What to produce: Each line below must be set down exactly; omit any image you find.

┌──

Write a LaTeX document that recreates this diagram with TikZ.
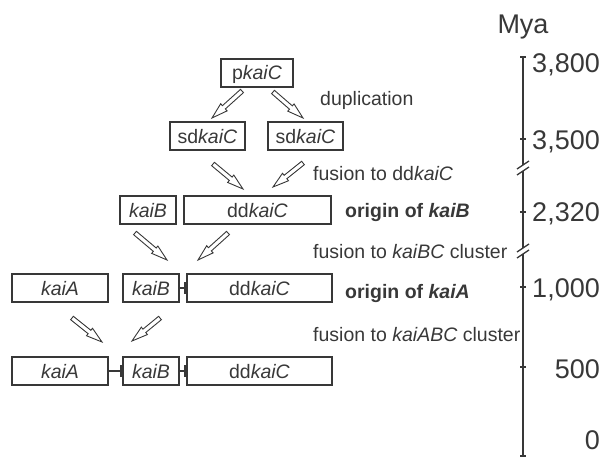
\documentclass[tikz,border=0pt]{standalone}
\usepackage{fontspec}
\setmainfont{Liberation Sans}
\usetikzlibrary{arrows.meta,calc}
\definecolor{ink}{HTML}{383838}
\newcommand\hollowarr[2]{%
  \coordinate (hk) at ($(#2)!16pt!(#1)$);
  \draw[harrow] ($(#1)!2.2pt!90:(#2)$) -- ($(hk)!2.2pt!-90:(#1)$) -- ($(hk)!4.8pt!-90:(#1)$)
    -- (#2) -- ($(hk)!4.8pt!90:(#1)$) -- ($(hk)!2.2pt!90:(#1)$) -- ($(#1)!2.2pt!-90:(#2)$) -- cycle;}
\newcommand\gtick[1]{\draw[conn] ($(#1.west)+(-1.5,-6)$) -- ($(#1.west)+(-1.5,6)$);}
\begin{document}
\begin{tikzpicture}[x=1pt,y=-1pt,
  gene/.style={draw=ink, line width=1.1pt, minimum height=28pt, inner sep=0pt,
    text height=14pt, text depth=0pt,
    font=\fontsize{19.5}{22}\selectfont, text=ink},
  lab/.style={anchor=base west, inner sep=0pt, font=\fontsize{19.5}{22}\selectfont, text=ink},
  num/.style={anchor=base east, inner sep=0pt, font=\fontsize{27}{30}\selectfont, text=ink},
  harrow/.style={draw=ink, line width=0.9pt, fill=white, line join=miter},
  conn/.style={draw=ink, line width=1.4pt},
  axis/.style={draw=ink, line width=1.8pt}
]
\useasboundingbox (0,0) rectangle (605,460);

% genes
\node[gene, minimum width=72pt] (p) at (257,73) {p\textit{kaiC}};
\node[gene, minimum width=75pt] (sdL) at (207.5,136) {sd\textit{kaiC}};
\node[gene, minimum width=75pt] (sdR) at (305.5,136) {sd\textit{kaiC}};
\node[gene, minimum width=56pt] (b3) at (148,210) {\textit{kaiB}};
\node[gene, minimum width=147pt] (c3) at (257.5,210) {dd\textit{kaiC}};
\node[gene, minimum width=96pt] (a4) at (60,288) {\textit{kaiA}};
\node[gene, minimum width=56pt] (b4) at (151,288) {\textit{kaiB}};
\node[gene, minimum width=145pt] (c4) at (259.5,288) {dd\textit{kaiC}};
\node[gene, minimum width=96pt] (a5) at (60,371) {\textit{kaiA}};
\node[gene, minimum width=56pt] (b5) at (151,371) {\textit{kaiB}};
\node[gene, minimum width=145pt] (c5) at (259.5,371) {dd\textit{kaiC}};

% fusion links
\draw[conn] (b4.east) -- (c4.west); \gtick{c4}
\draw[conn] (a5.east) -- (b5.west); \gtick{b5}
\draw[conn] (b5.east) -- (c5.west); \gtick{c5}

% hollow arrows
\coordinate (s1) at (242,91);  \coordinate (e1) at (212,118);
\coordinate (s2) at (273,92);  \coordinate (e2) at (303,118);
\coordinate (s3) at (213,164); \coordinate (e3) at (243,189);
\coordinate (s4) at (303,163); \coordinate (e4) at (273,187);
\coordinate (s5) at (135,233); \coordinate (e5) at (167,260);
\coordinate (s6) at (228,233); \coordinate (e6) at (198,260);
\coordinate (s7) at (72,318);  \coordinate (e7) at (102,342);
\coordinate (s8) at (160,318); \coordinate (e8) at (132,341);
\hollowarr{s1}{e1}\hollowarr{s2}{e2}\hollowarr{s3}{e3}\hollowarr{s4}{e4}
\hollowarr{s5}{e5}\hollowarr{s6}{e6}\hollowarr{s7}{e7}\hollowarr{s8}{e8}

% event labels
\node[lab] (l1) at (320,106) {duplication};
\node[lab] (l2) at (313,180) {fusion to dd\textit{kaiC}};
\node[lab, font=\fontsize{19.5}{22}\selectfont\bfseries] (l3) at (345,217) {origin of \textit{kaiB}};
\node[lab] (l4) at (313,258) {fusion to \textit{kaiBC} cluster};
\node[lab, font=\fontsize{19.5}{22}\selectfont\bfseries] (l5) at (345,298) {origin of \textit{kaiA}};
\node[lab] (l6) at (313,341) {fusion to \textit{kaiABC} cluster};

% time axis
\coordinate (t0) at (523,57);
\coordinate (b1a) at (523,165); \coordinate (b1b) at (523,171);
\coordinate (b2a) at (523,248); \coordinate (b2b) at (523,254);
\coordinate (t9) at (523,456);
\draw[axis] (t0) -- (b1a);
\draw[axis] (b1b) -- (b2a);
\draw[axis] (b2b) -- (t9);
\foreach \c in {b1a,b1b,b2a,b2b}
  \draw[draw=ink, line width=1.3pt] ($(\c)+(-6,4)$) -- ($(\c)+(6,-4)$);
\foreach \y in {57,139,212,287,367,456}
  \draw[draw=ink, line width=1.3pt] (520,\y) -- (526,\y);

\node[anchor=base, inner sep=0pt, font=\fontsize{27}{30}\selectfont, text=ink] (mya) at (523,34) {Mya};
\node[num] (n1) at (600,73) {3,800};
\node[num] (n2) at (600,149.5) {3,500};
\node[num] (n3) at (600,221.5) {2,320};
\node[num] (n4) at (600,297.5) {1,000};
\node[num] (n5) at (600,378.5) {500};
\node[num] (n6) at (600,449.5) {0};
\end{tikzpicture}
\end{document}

└──

The solution:
Write a LaTeX document that recreates this diagram with TikZ.
\documentclass[tikz,border=0pt]{standalone}
\usepackage{fontspec}
\setmainfont{Liberation Sans}
\usetikzlibrary{arrows.meta,calc}
\definecolor{ink}{HTML}{383838}
\newcommand\hollowarr[2]{%
  \coordinate (hk) at ($(#2)!16pt!(#1)$);
  \draw[harrow] ($(#1)!2.2pt!90:(#2)$) -- ($(hk)!2.2pt!-90:(#1)$) -- ($(hk)!4.8pt!-90:(#1)$)
    -- (#2) -- ($(hk)!4.8pt!90:(#1)$) -- ($(hk)!2.2pt!90:(#1)$) -- ($(#1)!2.2pt!-90:(#2)$) -- cycle;}
\newcommand\gtick[1]{\draw[conn] ($(#1.west)+(-1.5,-6)$) -- ($(#1.west)+(-1.5,6)$);}
\begin{document}
\begin{tikzpicture}[x=1pt,y=-1pt,
  gene/.style={draw=ink, line width=1.1pt, minimum height=28pt, inner sep=0pt,
    text height=14pt, text depth=0pt,
    font=\fontsize{19.5}{22}\selectfont, text=ink},
  lab/.style={anchor=base west, inner sep=0pt, font=\fontsize{19.5}{22}\selectfont, text=ink},
  num/.style={anchor=base east, inner sep=0pt, font=\fontsize{27}{30}\selectfont, text=ink},
  harrow/.style={draw=ink, line width=0.9pt, fill=white, line join=miter},
  conn/.style={draw=ink, line width=1.4pt},
  axis/.style={draw=ink, line width=1.8pt}
]
\useasboundingbox (0,0) rectangle (605,460);

% genes
\node[gene, minimum width=72pt] (p) at (257,73) {p\textit{kaiC}};
\node[gene, minimum width=75pt] (sdL) at (207.5,136) {sd\textit{kaiC}};
\node[gene, minimum width=75pt] (sdR) at (305.5,136) {sd\textit{kaiC}};
\node[gene, minimum width=56pt] (b3) at (148,210) {\textit{kaiB}};
\node[gene, minimum width=147pt] (c3) at (257.5,210) {dd\textit{kaiC}};
\node[gene, minimum width=96pt] (a4) at (60,288) {\textit{kaiA}};
\node[gene, minimum width=56pt] (b4) at (151,288) {\textit{kaiB}};
\node[gene, minimum width=145pt] (c4) at (259.5,288) {dd\textit{kaiC}};
\node[gene, minimum width=96pt] (a5) at (60,371) {\textit{kaiA}};
\node[gene, minimum width=56pt] (b5) at (151,371) {\textit{kaiB}};
\node[gene, minimum width=145pt] (c5) at (259.5,371) {dd\textit{kaiC}};

% fusion links
\draw[conn] (b4.east) -- (c4.west); \gtick{c4}
\draw[conn] (a5.east) -- (b5.west); \gtick{b5}
\draw[conn] (b5.east) -- (c5.west); \gtick{c5}

% hollow arrows
\coordinate (s1) at (242,91);  \coordinate (e1) at (212,118);
\coordinate (s2) at (273,92);  \coordinate (e2) at (303,118);
\coordinate (s3) at (213,164); \coordinate (e3) at (243,189);
\coordinate (s4) at (303,163); \coordinate (e4) at (273,187);
\coordinate (s5) at (135,233); \coordinate (e5) at (167,260);
\coordinate (s6) at (228,233); \coordinate (e6) at (198,260);
\coordinate (s7) at (72,318);  \coordinate (e7) at (102,342);
\coordinate (s8) at (160,318); \coordinate (e8) at (132,341);
\hollowarr{s1}{e1}\hollowarr{s2}{e2}\hollowarr{s3}{e3}\hollowarr{s4}{e4}
\hollowarr{s5}{e5}\hollowarr{s6}{e6}\hollowarr{s7}{e7}\hollowarr{s8}{e8}

% event labels
\node[lab] (l1) at (320,106) {duplication};
\node[lab] (l2) at (313,180) {fusion to dd\textit{kaiC}};
\node[lab, font=\fontsize{19.5}{22}\selectfont\bfseries] (l3) at (345,217) {origin of \textit{kaiB}};
\node[lab] (l4) at (313,258) {fusion to \textit{kaiBC} cluster};
\node[lab, font=\fontsize{19.5}{22}\selectfont\bfseries] (l5) at (345,298) {origin of \textit{kaiA}};
\node[lab] (l6) at (313,341) {fusion to \textit{kaiABC} cluster};

% time axis
\coordinate (t0) at (523,57);
\coordinate (b1a) at (523,165); \coordinate (b1b) at (523,171);
\coordinate (b2a) at (523,248); \coordinate (b2b) at (523,254);
\coordinate (t9) at (523,456);
\draw[axis] (t0) -- (b1a);
\draw[axis] (b1b) -- (b2a);
\draw[axis] (b2b) -- (t9);
\foreach \c in {b1a,b1b,b2a,b2b}
  \draw[draw=ink, line width=1.3pt] ($(\c)+(-6,4)$) -- ($(\c)+(6,-4)$);
\foreach \y in {57,139,212,287,367,456}
  \draw[draw=ink, line width=1.3pt] (520,\y) -- (526,\y);

\node[anchor=base, inner sep=0pt, font=\fontsize{27}{30}\selectfont, text=ink] (mya) at (523,34) {Mya};
\node[num] (n1) at (600,73) {3,800};
\node[num] (n2) at (600,149.5) {3,500};
\node[num] (n3) at (600,221.5) {2,320};
\node[num] (n4) at (600,297.5) {1,000};
\node[num] (n5) at (600,378.5) {500};
\node[num] (n6) at (600,449.5) {0};
\end{tikzpicture}
\end{document}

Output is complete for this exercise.